(Rows from a dataset of charts and code)

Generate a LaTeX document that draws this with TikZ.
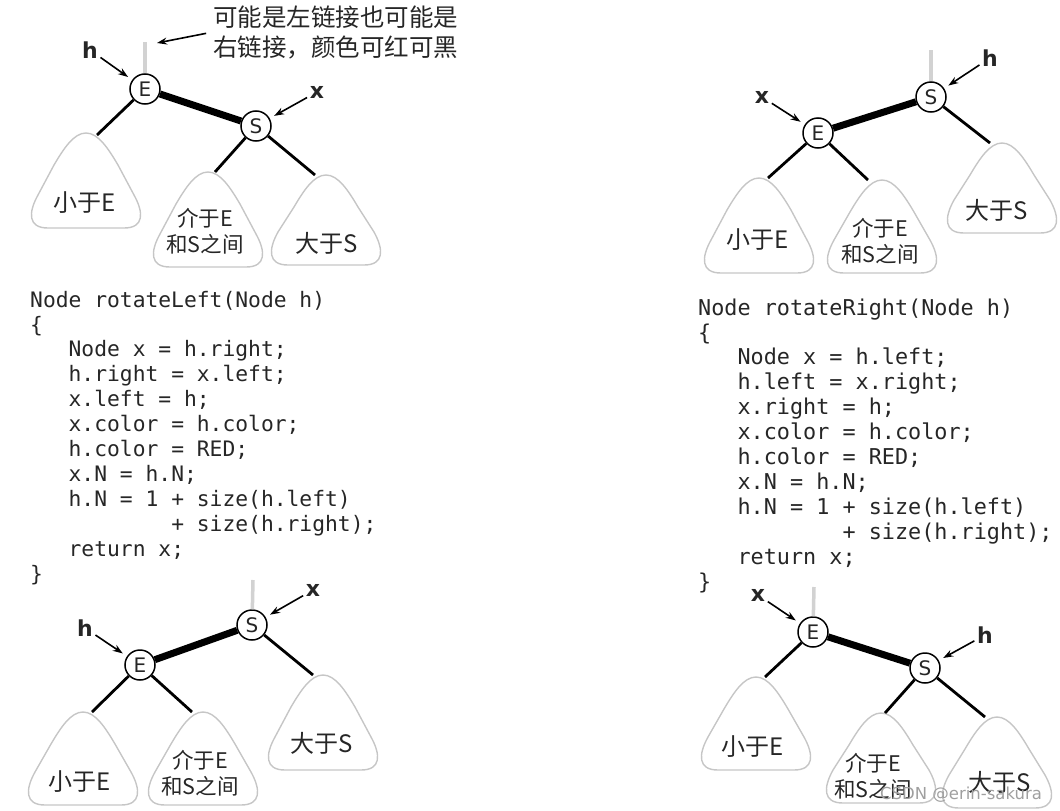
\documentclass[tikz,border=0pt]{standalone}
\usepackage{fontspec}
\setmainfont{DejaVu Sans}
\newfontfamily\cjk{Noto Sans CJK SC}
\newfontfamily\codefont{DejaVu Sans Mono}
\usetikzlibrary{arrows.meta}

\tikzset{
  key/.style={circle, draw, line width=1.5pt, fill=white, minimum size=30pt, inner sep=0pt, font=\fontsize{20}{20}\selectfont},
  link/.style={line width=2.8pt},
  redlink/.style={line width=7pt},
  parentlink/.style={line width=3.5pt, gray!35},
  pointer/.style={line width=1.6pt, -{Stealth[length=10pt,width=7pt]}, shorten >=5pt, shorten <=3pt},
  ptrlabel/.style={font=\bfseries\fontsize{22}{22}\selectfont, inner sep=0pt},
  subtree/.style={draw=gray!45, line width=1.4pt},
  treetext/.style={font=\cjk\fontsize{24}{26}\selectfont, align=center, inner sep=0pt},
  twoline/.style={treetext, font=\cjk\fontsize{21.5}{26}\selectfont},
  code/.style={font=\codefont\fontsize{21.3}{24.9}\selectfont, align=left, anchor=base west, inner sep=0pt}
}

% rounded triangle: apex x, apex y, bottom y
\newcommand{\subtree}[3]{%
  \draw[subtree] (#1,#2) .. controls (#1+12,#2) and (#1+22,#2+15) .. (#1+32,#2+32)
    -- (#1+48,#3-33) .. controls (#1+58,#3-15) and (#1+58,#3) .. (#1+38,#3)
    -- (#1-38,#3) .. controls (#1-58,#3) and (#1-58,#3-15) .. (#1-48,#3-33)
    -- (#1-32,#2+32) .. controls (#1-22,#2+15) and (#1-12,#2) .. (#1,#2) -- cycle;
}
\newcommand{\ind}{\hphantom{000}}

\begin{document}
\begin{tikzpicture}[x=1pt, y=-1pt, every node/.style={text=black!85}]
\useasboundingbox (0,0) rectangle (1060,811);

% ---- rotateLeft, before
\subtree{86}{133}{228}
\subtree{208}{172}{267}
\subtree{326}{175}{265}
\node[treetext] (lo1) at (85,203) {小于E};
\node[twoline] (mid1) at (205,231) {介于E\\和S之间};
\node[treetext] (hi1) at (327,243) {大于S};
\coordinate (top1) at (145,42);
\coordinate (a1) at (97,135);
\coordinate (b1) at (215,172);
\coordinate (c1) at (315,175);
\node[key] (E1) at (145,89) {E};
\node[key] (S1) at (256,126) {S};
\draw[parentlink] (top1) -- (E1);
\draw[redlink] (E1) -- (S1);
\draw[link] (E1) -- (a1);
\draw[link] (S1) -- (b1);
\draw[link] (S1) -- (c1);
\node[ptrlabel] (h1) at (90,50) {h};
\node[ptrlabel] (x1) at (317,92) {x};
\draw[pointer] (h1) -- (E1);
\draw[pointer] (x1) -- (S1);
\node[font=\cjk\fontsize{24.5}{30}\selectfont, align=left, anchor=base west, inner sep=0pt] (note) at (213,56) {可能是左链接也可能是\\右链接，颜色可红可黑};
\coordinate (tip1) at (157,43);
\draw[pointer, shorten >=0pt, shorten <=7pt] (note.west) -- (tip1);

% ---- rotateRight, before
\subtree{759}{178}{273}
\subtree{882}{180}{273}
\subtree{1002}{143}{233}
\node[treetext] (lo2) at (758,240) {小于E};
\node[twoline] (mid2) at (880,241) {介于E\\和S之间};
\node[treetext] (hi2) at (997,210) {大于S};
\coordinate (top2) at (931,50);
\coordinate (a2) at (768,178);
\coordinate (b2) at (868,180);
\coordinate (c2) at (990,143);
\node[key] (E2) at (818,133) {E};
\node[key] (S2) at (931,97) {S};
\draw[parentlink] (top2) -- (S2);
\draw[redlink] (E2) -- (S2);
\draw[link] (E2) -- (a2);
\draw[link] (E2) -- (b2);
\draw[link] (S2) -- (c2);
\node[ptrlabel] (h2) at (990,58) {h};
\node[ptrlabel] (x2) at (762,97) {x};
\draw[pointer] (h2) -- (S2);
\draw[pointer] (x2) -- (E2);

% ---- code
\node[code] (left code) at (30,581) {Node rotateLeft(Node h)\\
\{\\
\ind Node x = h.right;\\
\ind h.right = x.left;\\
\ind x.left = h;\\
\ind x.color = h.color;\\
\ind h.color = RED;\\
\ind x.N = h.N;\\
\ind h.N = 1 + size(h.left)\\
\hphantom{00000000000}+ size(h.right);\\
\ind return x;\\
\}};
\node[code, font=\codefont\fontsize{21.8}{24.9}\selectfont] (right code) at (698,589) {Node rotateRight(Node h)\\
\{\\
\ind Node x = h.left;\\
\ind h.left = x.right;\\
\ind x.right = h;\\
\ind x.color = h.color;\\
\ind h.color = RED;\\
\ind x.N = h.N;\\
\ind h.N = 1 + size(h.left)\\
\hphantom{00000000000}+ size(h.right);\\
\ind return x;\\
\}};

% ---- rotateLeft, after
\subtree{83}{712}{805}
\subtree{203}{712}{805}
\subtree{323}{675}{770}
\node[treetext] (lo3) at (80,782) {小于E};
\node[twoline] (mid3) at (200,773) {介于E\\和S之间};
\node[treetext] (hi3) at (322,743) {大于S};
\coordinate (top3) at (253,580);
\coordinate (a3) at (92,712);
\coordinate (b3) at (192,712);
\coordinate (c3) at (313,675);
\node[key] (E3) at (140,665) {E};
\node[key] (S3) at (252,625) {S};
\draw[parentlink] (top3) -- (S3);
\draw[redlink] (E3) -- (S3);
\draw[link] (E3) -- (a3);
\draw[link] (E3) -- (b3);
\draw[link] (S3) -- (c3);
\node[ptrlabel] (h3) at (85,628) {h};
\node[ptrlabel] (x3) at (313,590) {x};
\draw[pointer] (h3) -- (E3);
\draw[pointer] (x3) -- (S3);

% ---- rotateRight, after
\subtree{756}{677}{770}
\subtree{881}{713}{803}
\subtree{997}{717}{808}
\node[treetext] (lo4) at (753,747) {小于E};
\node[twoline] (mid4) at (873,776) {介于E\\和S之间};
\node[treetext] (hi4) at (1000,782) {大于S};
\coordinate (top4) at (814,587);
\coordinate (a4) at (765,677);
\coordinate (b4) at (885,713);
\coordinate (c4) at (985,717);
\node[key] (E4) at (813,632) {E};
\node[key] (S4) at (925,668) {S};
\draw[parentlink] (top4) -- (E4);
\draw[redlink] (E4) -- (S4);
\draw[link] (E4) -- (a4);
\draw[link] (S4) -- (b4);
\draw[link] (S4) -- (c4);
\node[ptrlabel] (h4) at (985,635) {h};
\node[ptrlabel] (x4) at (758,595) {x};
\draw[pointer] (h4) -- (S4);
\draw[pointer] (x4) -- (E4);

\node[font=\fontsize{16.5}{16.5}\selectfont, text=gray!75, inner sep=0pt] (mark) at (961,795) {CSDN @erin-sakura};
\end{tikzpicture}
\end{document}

* * *

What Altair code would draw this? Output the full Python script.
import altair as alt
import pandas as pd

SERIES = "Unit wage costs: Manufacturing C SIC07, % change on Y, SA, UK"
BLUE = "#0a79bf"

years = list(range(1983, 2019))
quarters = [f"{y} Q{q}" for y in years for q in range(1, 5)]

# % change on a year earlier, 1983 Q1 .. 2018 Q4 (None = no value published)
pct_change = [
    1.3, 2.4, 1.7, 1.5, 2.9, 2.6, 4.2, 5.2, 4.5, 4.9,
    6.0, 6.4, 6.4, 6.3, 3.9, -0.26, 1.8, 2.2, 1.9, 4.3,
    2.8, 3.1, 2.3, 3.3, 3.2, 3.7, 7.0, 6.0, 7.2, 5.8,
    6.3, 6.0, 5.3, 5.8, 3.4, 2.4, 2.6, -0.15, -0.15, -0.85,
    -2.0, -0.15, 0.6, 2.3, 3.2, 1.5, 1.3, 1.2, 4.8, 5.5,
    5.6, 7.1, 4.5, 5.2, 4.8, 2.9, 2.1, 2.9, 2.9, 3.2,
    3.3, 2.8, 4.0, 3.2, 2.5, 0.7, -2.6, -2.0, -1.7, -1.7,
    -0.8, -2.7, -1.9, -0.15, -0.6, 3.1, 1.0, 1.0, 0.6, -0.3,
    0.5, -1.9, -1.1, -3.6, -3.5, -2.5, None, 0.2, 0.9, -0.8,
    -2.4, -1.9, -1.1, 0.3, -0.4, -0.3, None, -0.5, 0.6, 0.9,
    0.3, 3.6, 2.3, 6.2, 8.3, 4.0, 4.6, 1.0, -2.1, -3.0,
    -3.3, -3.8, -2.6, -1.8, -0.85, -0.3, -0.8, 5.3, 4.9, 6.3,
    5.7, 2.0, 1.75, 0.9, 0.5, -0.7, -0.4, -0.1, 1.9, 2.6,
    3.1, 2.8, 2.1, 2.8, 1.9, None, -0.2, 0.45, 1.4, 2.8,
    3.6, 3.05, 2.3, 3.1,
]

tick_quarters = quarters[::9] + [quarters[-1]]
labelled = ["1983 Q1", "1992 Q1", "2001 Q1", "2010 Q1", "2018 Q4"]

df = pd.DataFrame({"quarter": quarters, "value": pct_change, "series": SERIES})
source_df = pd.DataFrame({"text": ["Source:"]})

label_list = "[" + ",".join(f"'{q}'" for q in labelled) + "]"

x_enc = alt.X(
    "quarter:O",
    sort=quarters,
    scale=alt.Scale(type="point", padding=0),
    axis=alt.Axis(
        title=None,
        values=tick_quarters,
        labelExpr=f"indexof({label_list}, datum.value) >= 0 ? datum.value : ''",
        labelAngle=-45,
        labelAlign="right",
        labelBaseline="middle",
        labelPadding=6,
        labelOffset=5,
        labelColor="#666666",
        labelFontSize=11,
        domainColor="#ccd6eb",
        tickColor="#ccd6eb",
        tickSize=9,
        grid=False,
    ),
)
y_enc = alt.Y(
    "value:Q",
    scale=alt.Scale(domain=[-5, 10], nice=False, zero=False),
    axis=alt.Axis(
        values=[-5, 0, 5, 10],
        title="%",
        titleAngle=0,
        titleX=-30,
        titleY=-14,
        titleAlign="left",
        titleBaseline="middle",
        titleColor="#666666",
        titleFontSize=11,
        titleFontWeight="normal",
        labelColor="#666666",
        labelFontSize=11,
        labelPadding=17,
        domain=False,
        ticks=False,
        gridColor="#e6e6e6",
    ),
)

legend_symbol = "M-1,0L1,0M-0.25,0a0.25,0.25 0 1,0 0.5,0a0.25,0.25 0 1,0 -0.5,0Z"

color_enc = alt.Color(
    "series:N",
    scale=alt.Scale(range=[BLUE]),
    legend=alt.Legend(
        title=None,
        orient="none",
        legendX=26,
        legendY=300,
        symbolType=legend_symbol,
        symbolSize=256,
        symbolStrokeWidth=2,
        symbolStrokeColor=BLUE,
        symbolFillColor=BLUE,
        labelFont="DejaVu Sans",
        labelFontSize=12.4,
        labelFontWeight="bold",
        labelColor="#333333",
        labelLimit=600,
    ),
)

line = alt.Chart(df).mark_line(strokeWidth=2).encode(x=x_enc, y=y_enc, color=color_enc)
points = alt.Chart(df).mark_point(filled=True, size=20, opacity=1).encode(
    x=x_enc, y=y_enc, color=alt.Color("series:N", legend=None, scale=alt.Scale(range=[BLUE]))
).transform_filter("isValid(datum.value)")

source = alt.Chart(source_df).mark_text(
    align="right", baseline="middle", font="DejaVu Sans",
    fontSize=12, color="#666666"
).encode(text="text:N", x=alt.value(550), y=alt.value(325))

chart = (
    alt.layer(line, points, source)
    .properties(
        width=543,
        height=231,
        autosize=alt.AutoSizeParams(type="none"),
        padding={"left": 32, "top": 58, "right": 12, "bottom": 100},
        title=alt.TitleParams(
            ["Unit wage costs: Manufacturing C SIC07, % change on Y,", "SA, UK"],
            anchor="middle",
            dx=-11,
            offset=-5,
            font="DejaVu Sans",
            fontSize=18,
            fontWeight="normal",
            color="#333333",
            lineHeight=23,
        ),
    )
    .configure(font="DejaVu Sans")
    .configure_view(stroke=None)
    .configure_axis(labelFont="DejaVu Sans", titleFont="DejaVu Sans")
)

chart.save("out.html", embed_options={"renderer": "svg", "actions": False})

==

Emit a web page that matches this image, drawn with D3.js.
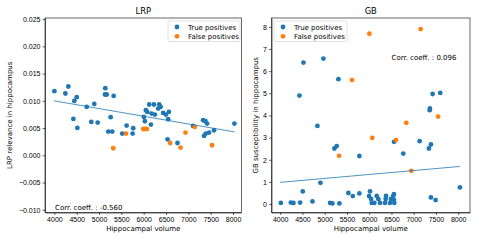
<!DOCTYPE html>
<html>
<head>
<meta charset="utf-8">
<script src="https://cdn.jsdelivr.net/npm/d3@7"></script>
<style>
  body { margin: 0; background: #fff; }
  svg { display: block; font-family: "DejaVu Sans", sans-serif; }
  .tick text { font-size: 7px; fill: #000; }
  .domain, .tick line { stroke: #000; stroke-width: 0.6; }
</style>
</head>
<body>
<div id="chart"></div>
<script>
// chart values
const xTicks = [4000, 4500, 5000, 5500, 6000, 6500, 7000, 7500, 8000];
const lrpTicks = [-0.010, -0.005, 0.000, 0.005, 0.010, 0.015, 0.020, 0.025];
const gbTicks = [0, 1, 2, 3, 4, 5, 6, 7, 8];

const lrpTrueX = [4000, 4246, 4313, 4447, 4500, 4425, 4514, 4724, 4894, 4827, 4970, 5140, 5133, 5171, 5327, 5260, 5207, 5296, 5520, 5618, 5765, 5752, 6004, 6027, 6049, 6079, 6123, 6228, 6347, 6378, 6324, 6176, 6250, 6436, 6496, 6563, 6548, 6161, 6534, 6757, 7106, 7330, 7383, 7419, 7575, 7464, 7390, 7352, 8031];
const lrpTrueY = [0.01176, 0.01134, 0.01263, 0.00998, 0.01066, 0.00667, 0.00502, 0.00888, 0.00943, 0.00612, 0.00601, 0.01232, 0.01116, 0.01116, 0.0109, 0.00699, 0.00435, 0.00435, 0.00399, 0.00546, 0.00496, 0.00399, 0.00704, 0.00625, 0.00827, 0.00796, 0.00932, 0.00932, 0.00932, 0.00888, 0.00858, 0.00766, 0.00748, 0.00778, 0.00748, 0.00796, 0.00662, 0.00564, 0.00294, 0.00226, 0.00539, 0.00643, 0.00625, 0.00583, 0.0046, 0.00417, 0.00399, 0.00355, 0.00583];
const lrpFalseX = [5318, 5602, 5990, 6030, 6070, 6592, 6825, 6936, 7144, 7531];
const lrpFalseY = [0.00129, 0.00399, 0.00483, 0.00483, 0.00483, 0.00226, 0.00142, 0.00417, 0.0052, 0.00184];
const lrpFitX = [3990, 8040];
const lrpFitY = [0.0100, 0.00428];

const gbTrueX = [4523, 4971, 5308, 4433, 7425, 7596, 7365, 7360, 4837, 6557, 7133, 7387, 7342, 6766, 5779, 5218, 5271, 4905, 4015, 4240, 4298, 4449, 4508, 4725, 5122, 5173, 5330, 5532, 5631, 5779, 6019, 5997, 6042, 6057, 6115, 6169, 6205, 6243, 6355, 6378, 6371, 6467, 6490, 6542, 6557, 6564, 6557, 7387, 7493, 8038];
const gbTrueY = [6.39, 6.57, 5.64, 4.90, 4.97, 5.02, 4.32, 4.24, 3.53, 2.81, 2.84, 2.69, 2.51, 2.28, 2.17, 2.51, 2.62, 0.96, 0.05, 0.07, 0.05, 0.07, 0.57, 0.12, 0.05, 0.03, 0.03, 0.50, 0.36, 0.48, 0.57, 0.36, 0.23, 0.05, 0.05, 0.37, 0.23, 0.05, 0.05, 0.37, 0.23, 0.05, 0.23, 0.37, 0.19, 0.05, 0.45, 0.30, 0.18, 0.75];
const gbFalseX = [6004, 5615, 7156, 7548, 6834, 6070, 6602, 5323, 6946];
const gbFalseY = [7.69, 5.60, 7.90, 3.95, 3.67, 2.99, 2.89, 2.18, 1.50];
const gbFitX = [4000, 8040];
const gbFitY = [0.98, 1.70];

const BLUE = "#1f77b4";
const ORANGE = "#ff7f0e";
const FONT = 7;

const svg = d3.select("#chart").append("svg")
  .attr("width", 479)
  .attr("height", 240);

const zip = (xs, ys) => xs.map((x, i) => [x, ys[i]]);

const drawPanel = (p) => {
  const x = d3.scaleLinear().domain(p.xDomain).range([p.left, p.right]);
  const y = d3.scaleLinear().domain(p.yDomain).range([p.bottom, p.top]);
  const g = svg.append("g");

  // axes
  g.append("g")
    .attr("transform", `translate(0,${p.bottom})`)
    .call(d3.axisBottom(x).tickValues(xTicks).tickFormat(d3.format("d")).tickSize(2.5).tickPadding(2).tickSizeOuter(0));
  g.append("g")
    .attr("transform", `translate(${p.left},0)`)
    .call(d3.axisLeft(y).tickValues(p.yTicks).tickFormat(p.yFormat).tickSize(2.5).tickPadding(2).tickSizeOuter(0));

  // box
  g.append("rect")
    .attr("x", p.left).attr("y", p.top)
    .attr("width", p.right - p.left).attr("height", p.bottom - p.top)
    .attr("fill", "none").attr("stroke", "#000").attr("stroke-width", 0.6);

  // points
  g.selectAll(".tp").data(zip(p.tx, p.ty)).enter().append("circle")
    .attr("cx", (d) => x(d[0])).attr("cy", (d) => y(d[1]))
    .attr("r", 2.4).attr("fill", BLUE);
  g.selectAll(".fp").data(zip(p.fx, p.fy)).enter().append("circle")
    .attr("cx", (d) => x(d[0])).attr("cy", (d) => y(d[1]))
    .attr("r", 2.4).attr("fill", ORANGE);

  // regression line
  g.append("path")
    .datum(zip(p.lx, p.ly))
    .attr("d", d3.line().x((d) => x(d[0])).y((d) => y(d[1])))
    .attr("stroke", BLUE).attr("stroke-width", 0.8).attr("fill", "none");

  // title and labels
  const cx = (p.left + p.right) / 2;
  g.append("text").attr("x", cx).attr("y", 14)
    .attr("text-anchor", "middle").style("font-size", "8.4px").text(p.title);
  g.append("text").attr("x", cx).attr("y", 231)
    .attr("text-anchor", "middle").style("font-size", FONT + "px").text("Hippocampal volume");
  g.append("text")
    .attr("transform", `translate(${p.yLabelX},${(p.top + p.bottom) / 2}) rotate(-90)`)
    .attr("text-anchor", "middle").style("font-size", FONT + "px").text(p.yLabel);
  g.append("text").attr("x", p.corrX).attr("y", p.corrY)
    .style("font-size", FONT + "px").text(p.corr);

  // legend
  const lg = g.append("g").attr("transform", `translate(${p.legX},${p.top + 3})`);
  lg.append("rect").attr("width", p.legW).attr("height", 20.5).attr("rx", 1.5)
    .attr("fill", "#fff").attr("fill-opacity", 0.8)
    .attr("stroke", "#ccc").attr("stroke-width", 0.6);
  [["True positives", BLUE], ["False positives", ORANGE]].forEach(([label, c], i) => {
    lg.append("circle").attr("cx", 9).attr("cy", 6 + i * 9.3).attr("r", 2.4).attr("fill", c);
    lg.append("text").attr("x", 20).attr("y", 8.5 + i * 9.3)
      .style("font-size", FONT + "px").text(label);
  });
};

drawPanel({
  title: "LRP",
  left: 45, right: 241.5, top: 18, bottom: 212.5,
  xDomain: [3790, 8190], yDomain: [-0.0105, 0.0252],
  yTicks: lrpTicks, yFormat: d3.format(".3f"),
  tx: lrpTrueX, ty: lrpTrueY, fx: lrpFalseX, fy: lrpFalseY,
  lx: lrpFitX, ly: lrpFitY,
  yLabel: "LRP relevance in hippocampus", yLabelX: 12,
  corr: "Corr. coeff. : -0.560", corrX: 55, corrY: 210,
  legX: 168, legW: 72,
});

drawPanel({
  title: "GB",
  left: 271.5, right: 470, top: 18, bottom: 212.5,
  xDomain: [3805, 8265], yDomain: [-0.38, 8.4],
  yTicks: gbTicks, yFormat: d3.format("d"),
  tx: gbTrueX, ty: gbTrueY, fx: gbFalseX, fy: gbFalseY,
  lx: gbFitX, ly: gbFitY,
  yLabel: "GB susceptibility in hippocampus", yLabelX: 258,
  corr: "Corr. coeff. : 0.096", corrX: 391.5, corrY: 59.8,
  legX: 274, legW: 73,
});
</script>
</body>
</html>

> [Stated task]:
Extract only the lines from the line with "What Altair code" through the line with "in range(1, 5)]", keeping both end lines exactly as they are.

> [Solution to this task]:
What Altair code would draw this? Output the full Python script.
import altair as alt
import pandas as pd

SERIES = "Unit wage costs: Manufacturing C SIC07, % change on Y, SA, UK"
BLUE = "#0a79bf"

years = list(range(1983, 2019))
quarters = [f"{y} Q{q}" for y in years for q in range(1, 5)]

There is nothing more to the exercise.